There are two routes up to Gatbawi and I wanted to do a loop if I could. I managed to take the longer route without many stairs up, and came back down the endless flight of steps which I think most people use to ascend. 


Essentially there's a small flight of stone steps on your right near the beginning of the path, which, if you choose, leads to a narrow track (you can also access this a little further up the main path). About a kilometre up both the wide, main track and this right-hand narrow track you reach Gwanamsa Temple, which was pretty in the cloudy weather. From Gwanamsa the main path on the left hits the steps and there is no let-up until the top. On the right of the temple, the alternative path also climbs but without so many regular steps. There are a couple of forks with signposts; just keep bearing left and climbing and eventually you reach Gatbawi. 

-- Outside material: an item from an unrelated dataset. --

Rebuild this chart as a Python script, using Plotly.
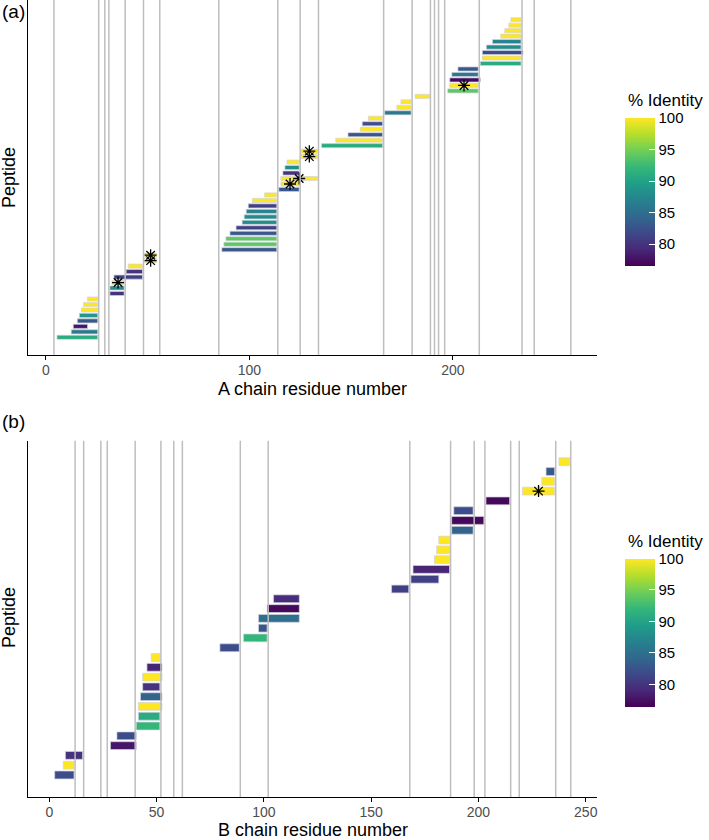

The plateau has an area for praying covered by some lovely colourful lanterns but it was windy and cold, so I didn't hang around long after I'd taken a few pics of the hazy view. Going down the steps was fairly tough going on my knees and it was good to reach the bottom. 

Instead of going back to Daegu I changed buses, to the express #1 (it is red, to distinguish it from the non-express #1 which I tried to get on by mistake) and went up to Donghwasa Temple via a restaurant for a bowl of bibimbap. By the time I got there it was pouring with rain so I didn't spend as long wandering the grounds as I otherwise might have done. Donghwasa is very much a living temple, with monks wandering around and a bunch of old ladies sorting fruit for offerings in the main prayer hall, and it would have been nice to sit and contemplate the peace. Instead I braved the deluge and the wind to see the giant Buddha statue and the various buildings and then got out of there, heading back to the guesthouse for a warm shower as the rain hammered on the roof. 


It was a pretty good couple of days, completely different from three hard weeks of work, and a good way to start my little trip around Korea before heading home.